INFORMATION SUPPLIED:
━━━━
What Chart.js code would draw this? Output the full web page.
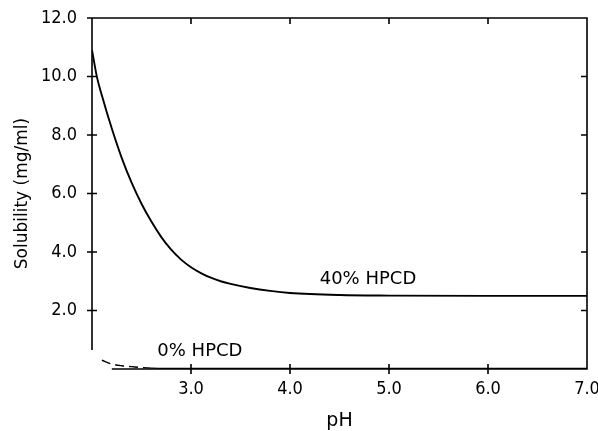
<!DOCTYPE html>
<html>
<head>
<meta charset="utf-8">
<script src="https://cdn.jsdelivr.net/npm/chart.js@4/dist/chart.umd.min.js"></script>
<style>
  html, body { margin: 0; padding: 0; background: #fff; }
  #wrap { width: 598px; height: 431px; }
</style>
</head>
<body>
<div id="wrap"><canvas id="chart" width="598" height="431"></canvas></div>
<script>
// 40% HPCD curve (pH vs solubility mg/ml)
const phHigh = [2.0, 2.05, 2.1, 2.2, 2.3, 2.4, 2.5, 2.6, 2.7, 2.8, 2.9, 3.0, 3.1, 3.2, 3.3, 3.4, 3.6, 3.8, 4.0, 4.5, 5.0, 6.0, 7.0];
const solHigh = [10.9, 9.98, 9.35, 8.22, 7.22, 6.37, 5.65, 5.04, 4.51, 4.08, 3.74, 3.48, 3.28, 3.12, 3.0, 2.91, 2.77, 2.67, 2.6, 2.53, 2.51, 2.5, 2.5];

// 0% HPCD curve
const phZero = [2.1, 2.2, 2.3, 2.4, 2.5, 2.6, 3.0, 4.0, 5.0, 6.0, 7.0];
const solZero = [0.3, 0.17, 0.11, 0.08, 0.05, 0.03, 0.02, 0.02, 0.02, 0.02, 0.02];
const dashUntil = 2.6;

const xTicks = [3, 4, 5, 6, 7];
const yTicks = [2, 4, 6, 8, 10, 12];

const labels = ['40% HPCD', '0% HPCD'];
const labelPos = [[4.3, 3.07], [2.66, 0.6]];

const FONT = '"DejaVu Sans", sans-serif';
const NARROW = '"Liberation Sans Narrow", "DejaVu Sans Condensed", "Liberation Sans", sans-serif';

// draws the broken frame with crossing / inward tick marks
const frame = {
  id: 'frame',
  afterDatasetsDraw(chart) {
    const { ctx, scales: { x, y } } = chart;
    ctx.save();
    ctx.strokeStyle = '#000';
    ctx.lineWidth = 1.6;
    ctx.beginPath();
    // left axis stops short of the corner
    ctx.moveTo(x.getPixelForValue(2), y.getPixelForValue(0.65));
    ctx.lineTo(x.getPixelForValue(2), y.getPixelForValue(12));
    ctx.lineTo(x.getPixelForValue(7), y.getPixelForValue(12));
    ctx.lineTo(x.getPixelForValue(7), y.getPixelForValue(0));
    ctx.lineTo(x.getPixelForValue(2.2), y.getPixelForValue(0));
    yTicks.forEach((v) => {
      const py = y.getPixelForValue(v);
      ctx.moveTo(x.getPixelForValue(2) - 5, py);
      ctx.lineTo(x.getPixelForValue(2) + 5, py);
      if (v < 12) {
        ctx.moveTo(x.getPixelForValue(7), py);
        ctx.lineTo(x.getPixelForValue(7) - 6, py);
      }
    });
    xTicks.forEach((v) => {
      if (v >= 7) return;
      const px = x.getPixelForValue(v);
      ctx.moveTo(px, y.getPixelForValue(0) - 5);
      ctx.lineTo(px, y.getPixelForValue(0) + 5);
      ctx.moveTo(px, y.getPixelForValue(12));
      ctx.lineTo(px, y.getPixelForValue(12) + 6);
    });
    ctx.stroke();

    ctx.fillStyle = '#000';
    ctx.font = '18px ' + FONT;
    ctx.textBaseline = 'middle';
    labels.forEach((t, i) => {
      ctx.fillText(t, x.getPixelForValue(labelPos[i][0]), y.getPixelForValue(labelPos[i][1]));
    });
    ctx.restore();
  },
};

new Chart(document.getElementById('chart'), {
  type: 'line',
  data: {
    datasets: [
      {
        label: labels[0],
        data: phHigh.map((p, i) => ({ x: p, y: solHigh[i] })),
        borderColor: '#000',
        borderWidth: 1.9,
        pointRadius: 0,
        cubicInterpolationMode: 'monotone',
      },
      {
        label: labels[1],
        data: phZero.map((p, i) => ({ x: p, y: solZero[i] })),
        borderColor: '#000',
        borderWidth: 1.4,
        pointRadius: 0,
        cubicInterpolationMode: 'monotone',
        segment: {
          borderDash: (c) => (c.p1.parsed.x <= dashUntil ? [9, 5] : undefined),
        },
      },
    ],
  },
  options: {
    responsive: false,
    animation: false,
    events: [],
    layout: { padding: { top: 18, right: 11, left: 0, bottom: 0 } },
    plugins: { legend: { display: false }, tooltip: { enabled: false } },
    scales: {
      x: {
        type: 'linear',
        min: 2,
        max: 7,
        border: { display: false },
        grid: { display: false, drawTicks: false },
        afterBuildTicks: (s) => { s.ticks = xTicks.map((v) => ({ value: v })); },
        afterFit: (s) => { s.height = 62; s.paddingLeft = 0; s.paddingRight = 0; },
        ticks: {
          color: '#000',
          padding: 10,
          maxRotation: 0,
          font: { family: NARROW, size: 18 },
          callback: (v) => v.toFixed(1),
        },
        title: {
          display: true,
          text: 'pH',
          color: '#000',
          padding: { top: 0, bottom: 0 },
          font: { family: FONT, size: 19, lineHeight: 1.0 },
        },
      },
      y: {
        min: 0,
        max: 12,
        border: { display: false },
        grid: { display: false, drawTicks: false },
        afterBuildTicks: (s) => { s.ticks = yTicks.map((v) => ({ value: v })); },
        afterFit: (s) => { s.width = 92; s.paddingTop = 0; s.paddingBottom = 0; },
        ticks: {
          color: '#000',
          padding: 15,
          font: { family: NARROW, size: 18 },
          callback: (v) => v.toFixed(1),
        },
        title: {
          display: true,
          text: 'Solubility (mg/ml)',
          color: '#000',
          padding: { top: 12, bottom: 0 },
          font: { family: FONT, size: 17 },
        },
      },
    },
  },
  plugins: [frame],
});
</script>
</body>
</html>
━━━━
STATED GOAL: Copy out all the data exactly; skip the pictures.

FULL ANSWER:
What Chart.js code would draw this? Output the full web page.
<!DOCTYPE html>
<html>
<head>
<meta charset="utf-8">
<script src="https://cdn.jsdelivr.net/npm/chart.js@4/dist/chart.umd.min.js"></script>
<style>
  html, body { margin: 0; padding: 0; background: #fff; }
  #wrap { width: 598px; height: 431px; }
</style>
</head>
<body>
<div id="wrap"><canvas id="chart" width="598" height="431"></canvas></div>
<script>
// 40% HPCD curve (pH vs solubility mg/ml)
const phHigh = [2.0, 2.05, 2.1, 2.2, 2.3, 2.4, 2.5, 2.6, 2.7, 2.8, 2.9, 3.0, 3.1, 3.2, 3.3, 3.4, 3.6, 3.8, 4.0, 4.5, 5.0, 6.0, 7.0];
const solHigh = [10.9, 9.98, 9.35, 8.22, 7.22, 6.37, 5.65, 5.04, 4.51, 4.08, 3.74, 3.48, 3.28, 3.12, 3.0, 2.91, 2.77, 2.67, 2.6, 2.53, 2.51, 2.5, 2.5];

// 0% HPCD curve
const phZero = [2.1, 2.2, 2.3, 2.4, 2.5, 2.6, 3.0, 4.0, 5.0, 6.0, 7.0];
const solZero = [0.3, 0.17, 0.11, 0.08, 0.05, 0.03, 0.02, 0.02, 0.02, 0.02, 0.02];
const dashUntil = 2.6;

const xTicks = [3, 4, 5, 6, 7];
const yTicks = [2, 4, 6, 8, 10, 12];

const labels = ['40% HPCD', '0% HPCD'];
const labelPos = [[4.3, 3.07], [2.66, 0.6]];

const FONT = '"DejaVu Sans", sans-serif';
const NARROW = '"Liberation Sans Narrow", "DejaVu Sans Condensed", "Liberation Sans", sans-serif';

// draws the broken frame with crossing / inward tick marks
const frame = {
  id: 'frame',
  afterDatasetsDraw(chart) {
    const { ctx, scales: { x, y } } = chart;
    ctx.save();
    ctx.strokeStyle = '#000';
    ctx.lineWidth = 1.6;
    ctx.beginPath();
    // left axis stops short of the corner
    ctx.moveTo(x.getPixelForValue(2), y.getPixelForValue(0.65));
    ctx.lineTo(x.getPixelForValue(2), y.getPixelForValue(12));
    ctx.lineTo(x.getPixelForValue(7), y.getPixelForValue(12));
    ctx.lineTo(x.getPixelForValue(7), y.getPixelForValue(0));
    ctx.lineTo(x.getPixelForValue(2.2), y.getPixelForValue(0));
    yTicks.forEach((v) => {
      const py = y.getPixelForValue(v);
      ctx.moveTo(x.getPixelForValue(2) - 5, py);
      ctx.lineTo(x.getPixelForValue(2) + 5, py);
      if (v < 12) {
        ctx.moveTo(x.getPixelForValue(7), py);
        ctx.lineTo(x.getPixelForValue(7) - 6, py);
      }
    });
    xTicks.forEach((v) => {
      if (v >= 7) return;
      const px = x.getPixelForValue(v);
      ctx.moveTo(px, y.getPixelForValue(0) - 5);
      ctx.lineTo(px, y.getPixelForValue(0) + 5);
      ctx.moveTo(px, y.getPixelForValue(12));
      ctx.lineTo(px, y.getPixelForValue(12) + 6);
    });
    ctx.stroke();

    ctx.fillStyle = '#000';
    ctx.font = '18px ' + FONT;
    ctx.textBaseline = 'middle';
    labels.forEach((t, i) => {
      ctx.fillText(t, x.getPixelForValue(labelPos[i][0]), y.getPixelForValue(labelPos[i][1]));
    });
    ctx.restore();
  },
};

new Chart(document.getElementById('chart'), {
  type: 'line',
  data: {
    datasets: [
      {
        label: labels[0],
        data: phHigh.map((p, i) => ({ x: p, y: solHigh[i] })),
        borderColor: '#000',
        borderWidth: 1.9,
        pointRadius: 0,
        cubicInterpolationMode: 'monotone',
      },
      {
        label: labels[1],
        data: phZero.map((p, i) => ({ x: p, y: solZero[i] })),
        borderColor: '#000',
        borderWidth: 1.4,
        pointRadius: 0,
        cubicInterpolationMode: 'monotone',
        segment: {
          borderDash: (c) => (c.p1.parsed.x <= dashUntil ? [9, 5] : undefined),
        },
      },
    ],
  },
  options: {
    responsive: false,
    animation: false,
    events: [],
    layout: { padding: { top: 18, right: 11, left: 0, bottom: 0 } },
    plugins: { legend: { display: false }, tooltip: { enabled: false } },
    scales: {
      x: {
        type: 'linear',
        min: 2,
        max: 7,
        border: { display: false },
        grid: { display: false, drawTicks: false },
        afterBuildTicks: (s) => { s.ticks = xTicks.map((v) => ({ value: v })); },
        afterFit: (s) => { s.height = 62; s.paddingLeft = 0; s.paddingRight = 0; },
        ticks: {
          color: '#000',
          padding: 10,
          maxRotation: 0,
          font: { family: NARROW, size: 18 },
          callback: (v) => v.toFixed(1),
        },
        title: {
          display: true,
          text: 'pH',
          color: '#000',
          padding: { top: 0, bottom: 0 },
          font: { family: FONT, size: 19, lineHeight: 1.0 },
        },
      },
      y: {
        min: 0,
        max: 12,
        border: { display: false },
        grid: { display: false, drawTicks: false },
        afterBuildTicks: (s) => { s.ticks = yTicks.map((v) => ({ value: v })); },
        afterFit: (s) => { s.width = 92; s.paddingTop = 0; s.paddingBottom = 0; },
        ticks: {
          color: '#000',
          padding: 15,
          font: { family: NARROW, size: 18 },
          callback: (v) => v.toFixed(1),
        },
        title: {
          display: true,
          text: 'Solubility (mg/ml)',
          color: '#000',
          padding: { top: 12, bottom: 0 },
          font: { family: FONT, size: 17 },
        },
      },
    },
  },
  plugins: [frame],
});
</script>
</body>
</html>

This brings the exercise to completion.